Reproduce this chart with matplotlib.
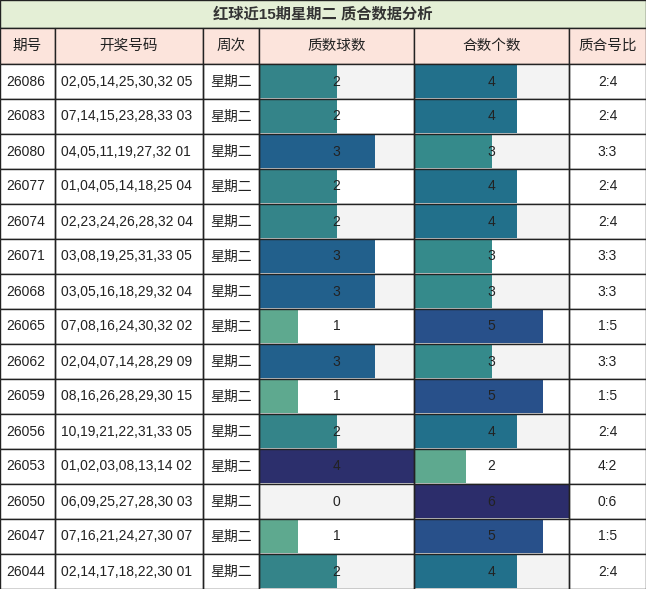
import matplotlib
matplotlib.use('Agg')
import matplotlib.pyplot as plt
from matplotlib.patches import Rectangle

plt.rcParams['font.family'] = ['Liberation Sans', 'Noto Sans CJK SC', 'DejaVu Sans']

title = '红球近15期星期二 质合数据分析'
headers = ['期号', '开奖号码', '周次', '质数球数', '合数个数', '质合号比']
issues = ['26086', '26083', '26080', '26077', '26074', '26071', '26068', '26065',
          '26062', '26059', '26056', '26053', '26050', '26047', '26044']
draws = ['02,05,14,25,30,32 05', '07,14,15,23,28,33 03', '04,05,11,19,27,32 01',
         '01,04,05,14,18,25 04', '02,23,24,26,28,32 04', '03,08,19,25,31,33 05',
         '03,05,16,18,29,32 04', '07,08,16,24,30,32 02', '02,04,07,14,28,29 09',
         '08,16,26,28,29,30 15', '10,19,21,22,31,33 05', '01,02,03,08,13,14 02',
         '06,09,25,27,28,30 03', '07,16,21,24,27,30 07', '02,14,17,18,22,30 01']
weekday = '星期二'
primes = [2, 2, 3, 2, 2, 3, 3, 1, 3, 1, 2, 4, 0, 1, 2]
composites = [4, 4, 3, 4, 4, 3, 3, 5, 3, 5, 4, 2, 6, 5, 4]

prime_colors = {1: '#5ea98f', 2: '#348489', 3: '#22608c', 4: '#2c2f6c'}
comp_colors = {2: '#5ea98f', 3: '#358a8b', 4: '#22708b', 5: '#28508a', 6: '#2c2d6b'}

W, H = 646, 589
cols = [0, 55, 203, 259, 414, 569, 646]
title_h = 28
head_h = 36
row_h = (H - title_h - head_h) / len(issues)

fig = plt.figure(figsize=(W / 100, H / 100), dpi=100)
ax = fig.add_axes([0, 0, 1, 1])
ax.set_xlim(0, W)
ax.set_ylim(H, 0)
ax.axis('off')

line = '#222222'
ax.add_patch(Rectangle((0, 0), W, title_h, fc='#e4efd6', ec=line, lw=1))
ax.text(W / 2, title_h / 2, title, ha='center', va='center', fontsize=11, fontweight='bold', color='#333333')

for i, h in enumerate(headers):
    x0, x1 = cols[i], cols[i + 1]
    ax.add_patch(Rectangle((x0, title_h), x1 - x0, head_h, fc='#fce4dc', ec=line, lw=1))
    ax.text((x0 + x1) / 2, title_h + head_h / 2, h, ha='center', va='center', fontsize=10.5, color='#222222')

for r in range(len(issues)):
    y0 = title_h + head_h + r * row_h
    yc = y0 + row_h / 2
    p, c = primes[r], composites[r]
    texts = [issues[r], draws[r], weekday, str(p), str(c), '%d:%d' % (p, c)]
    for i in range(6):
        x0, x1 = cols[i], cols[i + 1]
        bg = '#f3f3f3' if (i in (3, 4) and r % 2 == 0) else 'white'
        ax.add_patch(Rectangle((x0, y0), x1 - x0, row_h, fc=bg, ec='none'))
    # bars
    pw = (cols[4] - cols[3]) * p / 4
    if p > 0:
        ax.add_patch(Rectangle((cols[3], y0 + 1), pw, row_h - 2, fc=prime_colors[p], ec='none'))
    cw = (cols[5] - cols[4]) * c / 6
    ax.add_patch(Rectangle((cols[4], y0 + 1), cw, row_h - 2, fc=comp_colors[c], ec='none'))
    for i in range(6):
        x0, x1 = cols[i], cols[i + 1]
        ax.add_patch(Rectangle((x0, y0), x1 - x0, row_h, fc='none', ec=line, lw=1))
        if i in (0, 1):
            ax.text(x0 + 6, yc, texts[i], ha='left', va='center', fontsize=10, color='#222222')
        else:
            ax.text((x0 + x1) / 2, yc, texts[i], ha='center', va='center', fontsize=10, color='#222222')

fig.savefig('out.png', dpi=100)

——————————

- _Given problem_: Begin at the first line of the data above and repeat each line exactly, stopping after the line containing "plt.rcParams['font.family'] = ['Liberation". Omit the pictures.

- _The answer_:
Reproduce this chart with matplotlib.
import matplotlib
matplotlib.use('Agg')
import matplotlib.pyplot as plt
from matplotlib.patches import Rectangle

plt.rcParams['font.family'] = ['Liberation Sans', 'Noto Sans CJK SC', 'DejaVu Sans']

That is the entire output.